Warehouse shrinkage refers to the loss of inventory that occurs within a warehouse due to various reasons such as theft, damage, misplacement, or administrative errors.
It’s an unavoidable issue in supply chain management but one that needs attention.
When shrinkage occurs, it directly impacts a company’s profitability by creating discrepancies between recorded and actual stock levels.
Common Causes of Warehouse Shrinkage
Understanding the common causes of shrinkage can help businesses implement strategies to reduce it.
Here are the most common causes:
Theft
Theft, either by employees (internal theft) or external parties (shoplifting or burglary), is one of the leading causes of shrinkage in warehouses. Security lapses, inadequate monitoring, or lack of access control increase the risk.
Inventory
Poor inventory management, including inaccurate stock counts, incorrect recording, or failure to update systems in real time, can lead to discrepancies between actual and recorded inventory levels.
Damage During Handling or Storage
Improper handling of goods, such as dropping, incorrect stacking, or inadequate packaging, can result in damaged products that are no longer saleable.
Administrative Errors
Mistakes made during inventory tracking, order processing, or shipment documentation, such as mislabeling items or errors in barcode scanning, can contribute to shrinkage.
Poor Warehouse Organization
A cluttered or poorly organized warehouse can lead to lost items or difficulty locating products. This often results in items being recorded as missing when they are, in fact, misplaced.
Outdated or Faulty Equipment
Using outdated equipment, such as faulty scanners, forklifts, or storage systems, can lead to inventory errors or product damage, increasing shrinkage.

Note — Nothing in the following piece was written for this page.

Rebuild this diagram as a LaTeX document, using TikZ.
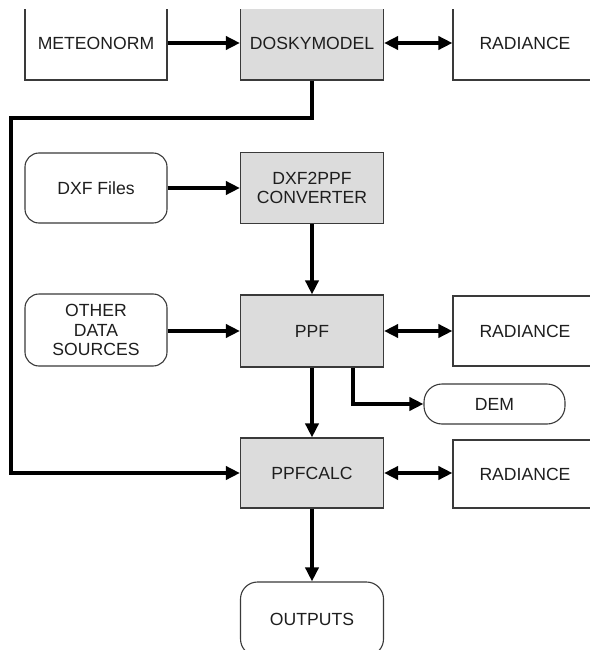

Spoilage (for Perishable Goods)
For warehouses that handle perishable goods, spoilage due to improper temperature control or inventory rotation practices can lead to significant shrinkage.
Lack of Security Measures
Inadequate security measures, including insufficient surveillance, weak access control, or ineffective employee background checks, increase the risk of theft and unauthorized access to inventory.

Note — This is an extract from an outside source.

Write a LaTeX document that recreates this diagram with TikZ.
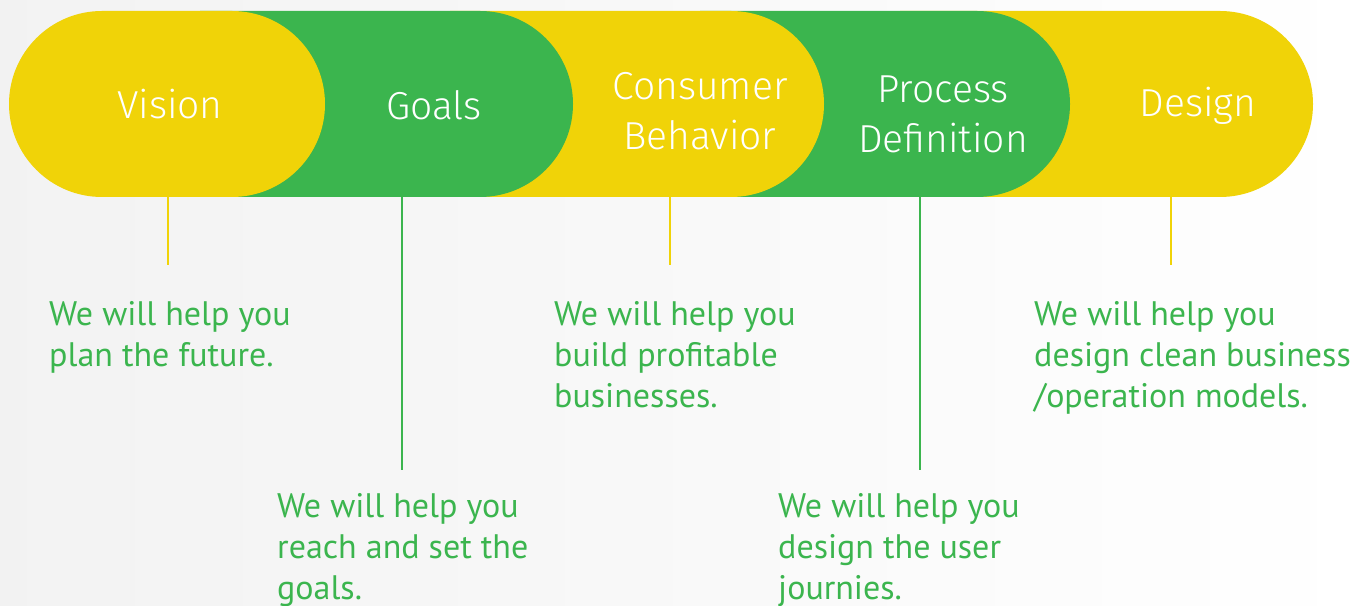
\documentclass[tikz,border=0pt]{standalone}
\usepackage{fontspec}
\setmainfont{PT Sans}
\newfontfamily\titlefont{Fira Sans Light}
\definecolor{yel}{HTML}{F0D308}
\definecolor{grn}{HTML}{3BB54E}
\tikzset{
  ttl/.style={font=\titlefont\fontsize{39}{50}\selectfont, text=white, align=center, inner sep=0pt, anchor=base},
  desc/.style={font=\fontsize{34}{41}\selectfont, text=grn, align=left, inner sep=0pt, anchor=base west},
  yline/.style={draw=yel, line width=2pt},
  gline/.style={draw=grn, line width=2pt}
}
\begin{document}
\begin{tikzpicture}[x=1pt,y=1pt]
\useasboundingbox (0,0) rectangle (1370,605);
\shade[left color=black!5, right color=white] (0,0) rectangle (1370,605);
% pills, back to front
\fill[yel] (900,594) -- (1220,594) arc[start angle=90,end angle=-90,radius=93pt] -- (900,408) -- cycle;
\fill[grn] (700,594) -- (977,594) arc[start angle=90,end angle=-90,radius=93pt] -- (700,408) -- cycle;
\fill[yel] (450,594) -- (731,594) arc[start angle=90,end angle=-90,radius=93pt] -- (450,408) -- cycle;
\fill[grn] (200,594) -- (480,594) arc[start angle=90,end angle=-90,radius=93pt] -- (200,408) -- cycle;
\fill[yel] (102,594) -- (232,594) arc[start angle=90,end angle=-90,radius=93pt] -- (102,408) arc[start angle=270,end angle=90,radius=93pt] -- cycle;
% titles (base = baseline of last line)
\node[ttl] (tv) at (170,486) {Vision};
\node[ttl] (tg) at (434,485) {Goals};
\node[ttl] (tc) at (700,455) {Consumer\\Behavior};
\node[ttl] (tp) at (943,452) {Process\\Definition};
\node[ttl] (td) at (1198,488) {Design};
% connectors
\coordinate (v1) at (168,408); \coordinate (v2) at (168,340);
\coordinate (g1) at (402,408); \coordinate (g2) at (402,135);
\coordinate (c1) at (670,408); \coordinate (c2) at (670,340);
\coordinate (p1) at (920,408); \coordinate (p2) at (920,135);
\coordinate (d1) at (1171,408); \coordinate (d2) at (1171,340);
\draw[yline] (v1) -- (v2);
\draw[gline] (g1) -- (g2);
\draw[yline] (c1) -- (c2);
\draw[gline] (p1) -- (p2);
\draw[yline] (d1) -- (d2);
% descriptions (base = baseline of last line)
\node[desc] (dv) at (49,238) {We will help you\\plan the future.};
\node[desc] (dg) at (277,6) {We will help you\\reach and set the\\goals.};
\node[desc] (dc) at (554,197) {We will help you\\build profitable\\businesses.};
\node[desc] (dp) at (778,6) {We will help you\\design the user\\journies.};
\node[desc] (dd) at (1034,197) {We will help you\\design clean business\\/operation models.};
\end{tikzpicture}
\end{document}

How to Reduce Warehouse Shrinkage
Warehouse shrinkage can have a significant impact on a business’s profitability, caused by factors like theft, damage, mismanagement, or errors in inventory tracking.
Reducing shrinkage requires a proactive approach to identify the root causes and implement effective solutions.

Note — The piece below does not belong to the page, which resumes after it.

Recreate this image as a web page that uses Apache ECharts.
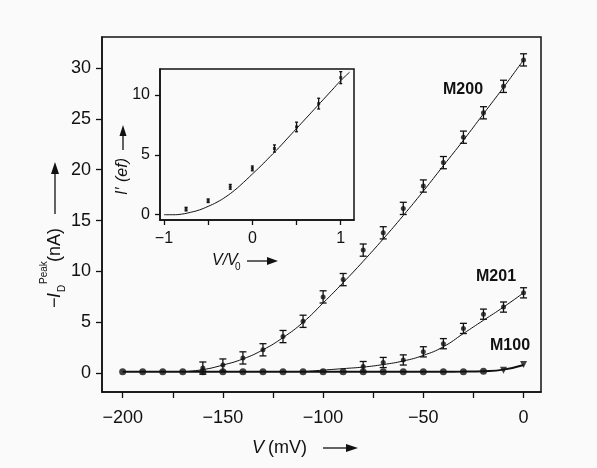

Here are key strategies to minimize warehouse shrinkage and improve inventory control.
- Step 1 – Implement Tight Security Measures: Invest in security systems such as CCTV, access control, and security personnel to prevent theft.
- Step 2 – Regular Audits and Cycle Counts: Perform frequent inventory audits and cycle counts to ensure inventory is tracked accurately. These checks help detect issues early on.
- Step 3 – Employee Training: Provide training on proper inventory management practices, safety procedures, and reporting any suspicious activities to reduce human error and theft.
- Step 4 – Use Warehouse Management Systems (WMS): A robust WMS can track inventory in real-time, improve accuracy, and help spot discrepancies before they lead to larger issues.
- Step 5 – Improve Storage and Handling Practices: Optimize storage space and improve handling techniques to reduce damage. Keep high-risk items in safer, more accessible locations.
Minimizing Losses and Maximizing Efficiency
Warehouse shrinkage is a common yet preventable issue that can significantly affect business operations and profitability. By implementing security measures, improving inventory management, and using technology, businesses can minimize shrinkage and keep their operations running smoothly.
By staying proactive, businesses can reduce the impact of shrinkage and enhance inventory accuracy, improving both efficiency and customer satisfaction.